__What is expected__. Show every line that has the string "this" in it.

=== Data provided ===

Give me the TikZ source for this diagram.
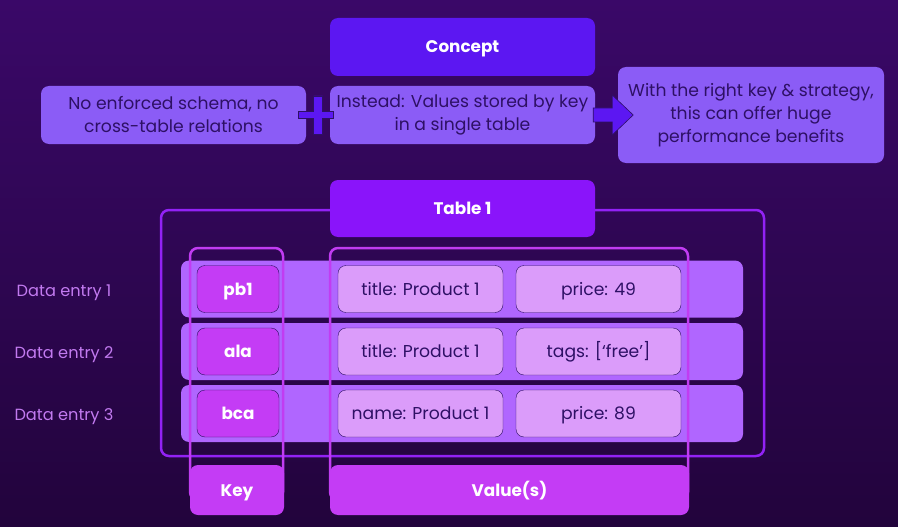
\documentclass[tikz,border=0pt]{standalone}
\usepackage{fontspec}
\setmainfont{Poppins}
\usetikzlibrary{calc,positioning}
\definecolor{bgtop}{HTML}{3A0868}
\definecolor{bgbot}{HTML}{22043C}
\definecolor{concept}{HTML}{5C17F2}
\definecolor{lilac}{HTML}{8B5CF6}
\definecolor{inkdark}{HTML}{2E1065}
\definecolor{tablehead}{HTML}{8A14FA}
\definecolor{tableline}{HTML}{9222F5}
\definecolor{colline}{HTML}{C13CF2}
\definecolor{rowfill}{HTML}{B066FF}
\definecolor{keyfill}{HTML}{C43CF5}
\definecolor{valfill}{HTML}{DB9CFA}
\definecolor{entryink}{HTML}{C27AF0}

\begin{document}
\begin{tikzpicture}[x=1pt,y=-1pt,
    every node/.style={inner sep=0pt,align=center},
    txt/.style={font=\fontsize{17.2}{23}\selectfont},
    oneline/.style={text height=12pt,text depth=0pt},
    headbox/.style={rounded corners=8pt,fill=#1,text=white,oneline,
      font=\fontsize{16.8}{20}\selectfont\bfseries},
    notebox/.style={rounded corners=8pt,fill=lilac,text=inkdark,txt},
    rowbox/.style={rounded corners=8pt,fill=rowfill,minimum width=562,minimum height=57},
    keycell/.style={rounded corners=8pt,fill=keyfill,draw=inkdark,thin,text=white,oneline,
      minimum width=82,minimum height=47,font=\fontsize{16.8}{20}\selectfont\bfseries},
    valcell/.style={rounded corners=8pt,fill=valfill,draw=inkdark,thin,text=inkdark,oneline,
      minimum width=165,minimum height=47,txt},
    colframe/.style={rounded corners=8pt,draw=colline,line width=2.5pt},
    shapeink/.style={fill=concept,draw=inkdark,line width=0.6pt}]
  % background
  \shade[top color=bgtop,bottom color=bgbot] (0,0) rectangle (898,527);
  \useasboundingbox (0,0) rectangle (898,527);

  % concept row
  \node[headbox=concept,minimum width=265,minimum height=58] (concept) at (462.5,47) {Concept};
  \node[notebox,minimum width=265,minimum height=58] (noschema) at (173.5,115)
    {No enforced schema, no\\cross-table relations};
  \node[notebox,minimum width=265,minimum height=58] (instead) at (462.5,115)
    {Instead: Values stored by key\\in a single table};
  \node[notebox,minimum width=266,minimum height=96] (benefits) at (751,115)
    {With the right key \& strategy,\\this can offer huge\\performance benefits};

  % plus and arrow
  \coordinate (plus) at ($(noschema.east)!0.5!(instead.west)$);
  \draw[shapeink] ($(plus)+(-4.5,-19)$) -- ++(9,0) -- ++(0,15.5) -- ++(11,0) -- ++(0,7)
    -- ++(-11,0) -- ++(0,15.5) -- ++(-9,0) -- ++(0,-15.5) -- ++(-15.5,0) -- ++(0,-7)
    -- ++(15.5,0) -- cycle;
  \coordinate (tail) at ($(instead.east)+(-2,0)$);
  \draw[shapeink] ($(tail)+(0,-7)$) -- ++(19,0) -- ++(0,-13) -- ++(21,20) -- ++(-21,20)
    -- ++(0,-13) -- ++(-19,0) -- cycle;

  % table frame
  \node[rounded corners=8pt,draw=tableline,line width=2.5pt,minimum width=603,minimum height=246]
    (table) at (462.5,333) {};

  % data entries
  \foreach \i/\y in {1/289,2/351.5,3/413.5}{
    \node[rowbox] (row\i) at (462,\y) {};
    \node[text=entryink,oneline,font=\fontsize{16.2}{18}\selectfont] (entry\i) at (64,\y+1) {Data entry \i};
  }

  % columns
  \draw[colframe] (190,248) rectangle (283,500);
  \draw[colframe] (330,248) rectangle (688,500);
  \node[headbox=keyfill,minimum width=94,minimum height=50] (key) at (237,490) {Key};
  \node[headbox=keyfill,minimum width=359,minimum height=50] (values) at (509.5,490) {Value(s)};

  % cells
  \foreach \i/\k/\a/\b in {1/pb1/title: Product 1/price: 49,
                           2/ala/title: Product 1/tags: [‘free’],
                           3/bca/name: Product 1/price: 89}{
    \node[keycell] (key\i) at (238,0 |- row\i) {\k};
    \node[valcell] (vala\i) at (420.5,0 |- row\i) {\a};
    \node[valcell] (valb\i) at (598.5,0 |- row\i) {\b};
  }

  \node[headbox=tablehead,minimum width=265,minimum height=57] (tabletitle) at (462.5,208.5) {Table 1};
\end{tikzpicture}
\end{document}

===

__Problem solution__.
Give me the TikZ source for this diagram.
    {With the right key \& strategy,\\this can offer huge\\performance benefits};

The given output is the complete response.